But, when the jury repudiated the charge of murder, then the only question left was -whether an assault with intent to commit murder could legally be carved out of the principal offense charged, which was murder. We think that all of the authorities agree that where violence is a necessary ingredient in committing the offense, and is contained in the charge of murder, then the lesser offense, namely, an assault with intent to murder, is necessarily included in the principal charge — that of murder. Te say that in this case the lesser offense would have been included if the appellant had been charged with murder by kicking and bruising and beating the deceased, but that it is not included because it was also charged that something else had combined and co-operated with the foregoing in producing death, therefore it is no longer included, is to say that the lessor is not included within the greater. This, to our minds, is no more logical in law than it is in physics. The violent assault which it is alleged appellant made upon the deceased is just as much a part of the charge of murder after he is charged with the administration of poison as it was before the latter charge was added to the former. If this be so, then the assault with intent to murder must be included within the principal charge. The jury were thus authorized to find that, while the evidence fell short of establishing the fact that the appellant had administered any poison to the deceased, and that she died from the combined effects of the poison and the kicking, beating, and bruising yet that they from the evidence were satisfied beyond a reasonable doubt that appellant had kicked, beat, and bruised the deceased, and that he had done so with the intent of killing her.
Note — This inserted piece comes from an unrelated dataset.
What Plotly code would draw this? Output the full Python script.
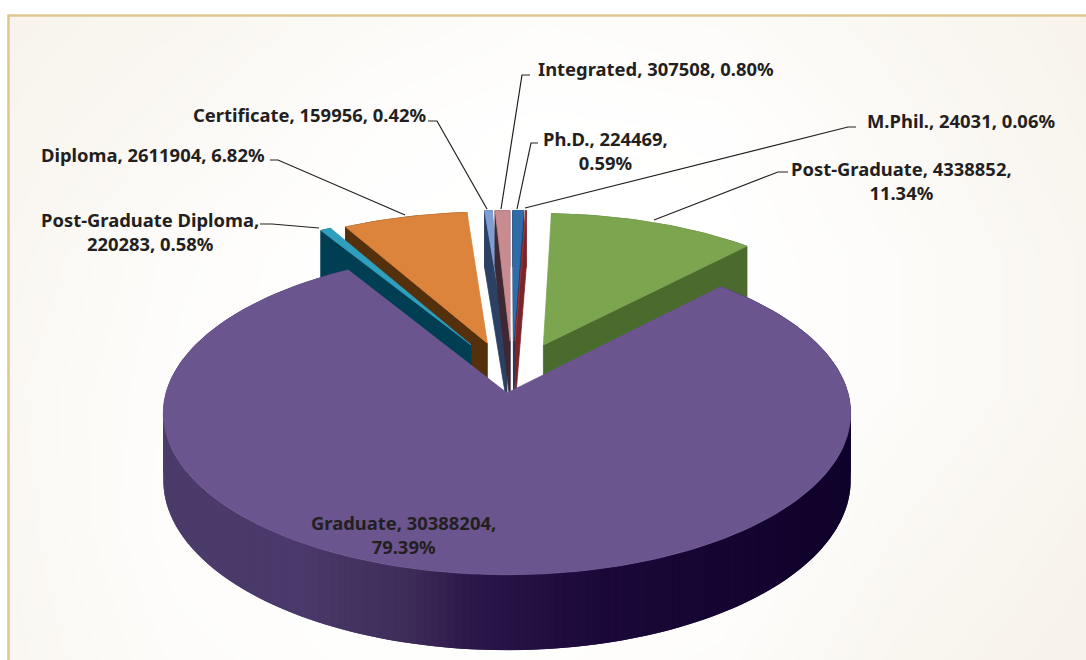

The jury may thus have found that he failed to accomplish his purpose but that he nevertheless made an assault upon the deceased with the specific intent to kill her.
It seems to us that the authorities under statutory provisions like ours leave little, if any, room for doubt that the *608•offense of which, the appellant was convicted is legally included within the charge contained in the third count of the information. In the case of Ex parte Curnow, 21 Nev. 33, 24 Pac. 430, Hr. Justice Hawley reviews the subject, and in his characteristic lucid style shows that an assault with intent to commit murder is necessarily included within the principal charge of murder in case that acts of violence are included within the charge. The same conclusion is reached by the Supreme Court of Iowa in the case of State v. Parker, 66 Iowa, 589, 24 N. W. 225. To the same effect are the cases of Thomas v. State, 125 Ala. 45, 27 South. 920; Peterson v. State, 12 Tex App. 655; Davis v. State, 45 Ark. 464; Bush v. Comonwealth, 78 Ky. 268, and other cases that it is unnecessary to cite. Under a statute like ours, we have been unable to find a well-considered case that holds to the contrary.
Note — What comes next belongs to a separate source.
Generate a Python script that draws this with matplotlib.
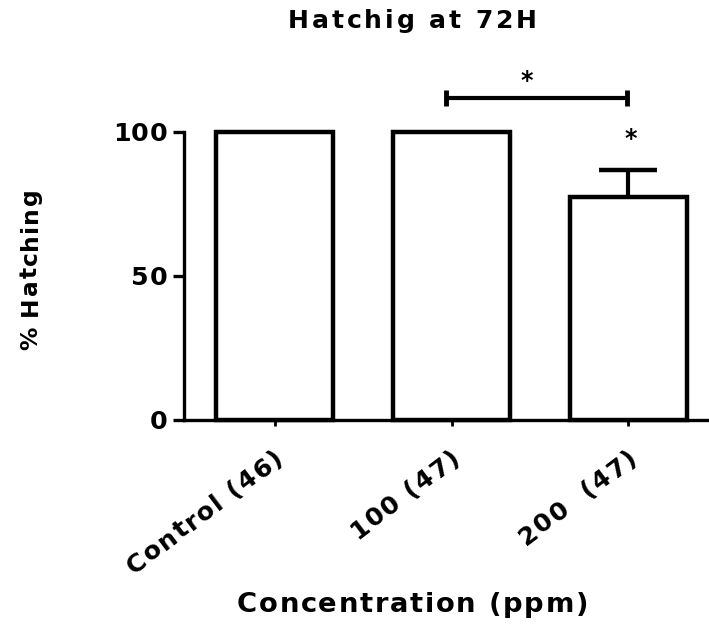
import numpy as np
import matplotlib
matplotlib.use('Agg')
import matplotlib.pyplot as plt
import matplotlib.transforms as mtransforms
from matplotlib.font_manager import FontProperties, findfont
from matplotlib.ft2font import FT2Font

# data
groups = ['Control (46)', '100 (47)', '200  (47)']
hatching = [100, 100, 77.3]
sem = [0, 0, 9.4]
yticks = [0, 50, 100]

title = 'Hatchig at 72H'
xlabel = 'Concentration (ppm)'
ylabel = '% Hatching'

DPI = 100
H = 624
FAMILY = 'DejaVu Sans'
ft = FT2Font(findfont(FontProperties(family=FAMILY, weight='bold')))
IDENT = mtransforms.IdentityTransform()

fig = plt.figure(figsize=(7.09, 6.24), dpi=DPI)


def bold(size):
    return FontProperties(family=FAMILY, weight='bold', size=size)


def advance(ch, size):
    ft.set_size(size, DPI)
    return ft.load_char(ord(ch)).linearHoriAdvance / 65536


def spaced(x, y, s, size, track=0, width=None, angle=0, ha='left'):
    # letter-spaced text; (x, y) is the baseline anchor in pixels, y counted down
    adv = [advance(c, size) for c in s]
    if width is not None:
        track = (width - sum(adv)) / (len(s) - 1)
    total = sum(adv) + track * (len(s) - 1)
    pos = {'left': 0, 'center': -total / 2, 'right': -total}[ha]
    dx, dy = np.cos(np.radians(angle)), np.sin(np.radians(angle))
    fp = bold(size)
    for c, a in zip(s, adv):
        if c != ' ':
            fig.text(x + pos * dx, (H - y) + pos * dy, c, fontproperties=fp,
                     rotation=angle, rotation_mode='anchor',
                     ha='left', va='baseline', transform=IDENT)
        pos += a + track


ax = fig.add_axes([0.2595, 0.3277, 0.7405, 0.4612])
x = np.arange(len(groups))
ax.bar(x, hatching, width=0.66, color='white', edgecolor='black',
       linewidth=3.2, clip_on=False, zorder=2)

idx = [i for i, s in enumerate(sem) if s > 0]
eb = ax.errorbar([x[i] for i in idx], [hatching[i] for i in idx],
                 yerr=[[0] * len(idx), [sem[i] for i in idx]], fmt='none',
                 ecolor='black', elinewidth=3, capsize=21, capthick=3.2, zorder=1)
eb[1][0].set_visible(False)

ax.set_xlim(-0.512, 2.455)
ax.set_ylim(0, 100)
ax.set_xticks(x)
ax.set_yticks(yticks)
ax.set_xticklabels([])
ax.set_yticklabels([])
for s in ['top', 'right']:
    ax.spines[s].set_visible(False)
for s in ['left', 'bottom']:
    ax.spines[s].set_linewidth(2.4)
ax.tick_params(axis='y', length=8, width=2.4, direction='out')
ax.tick_params(axis='x', length=4.5, width=2, direction='out')

# significance bracket between 100 and 200 ppm
bx1, bx2, by = 0.97, 1.99, 111.8
ax.hlines(by, bx1, bx2, color='black', linewidth=3, clip_on=False)
ax.vlines([bx1, bx2], by - 2.8, by + 2.8, color='black', linewidth=3.5, clip_on=False)
ax.text((bx1 + bx2) / 2 - 0.055, 115.3, '*', fontproperties=bold(17),
        ha='center', va='baseline', clip_on=False)
ax.text(x[2] + 0.01, 95.0, '*', fontproperties=bold(17),
        ha='center', va='baseline', clip_on=False)

# tick labels
for v in yticks:
    py = H - ax.transData.transform((0, v))[1]
    spaced(167, py + 9, str(v), 18.3, 0.5, ha='right')
for i, g in enumerate(groups):
    px = ax.transData.transform((x[i], 0))[0]
    spaced(px + 10, 461, g, 18.3, 1.5, angle=37, ha='right')

spaced(412.5, 28, title, 18.1, width=249, ha='center')
spaced(412.5, 612, xlabel, 19.7, width=351, ha='center')
spaced(37, 269, ylabel, 16.8, width=162, angle=90, ha='center')

fig.savefig('out.png', dpi=DPI)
The contention that the third count of the information contained two distinct offenses was passed on in the former opinion adversely to appellant’s contention, 3 and hence is the law of the case. In any event, however, there is in our judgment no merit to this contention.
We have carefully examined the cases cited by counsel for appellant, and in doing so have been forced to the conclusion that they have no application to the case at bar.
The judgment is affirmed, with costs.
McCARTY, J., concurs.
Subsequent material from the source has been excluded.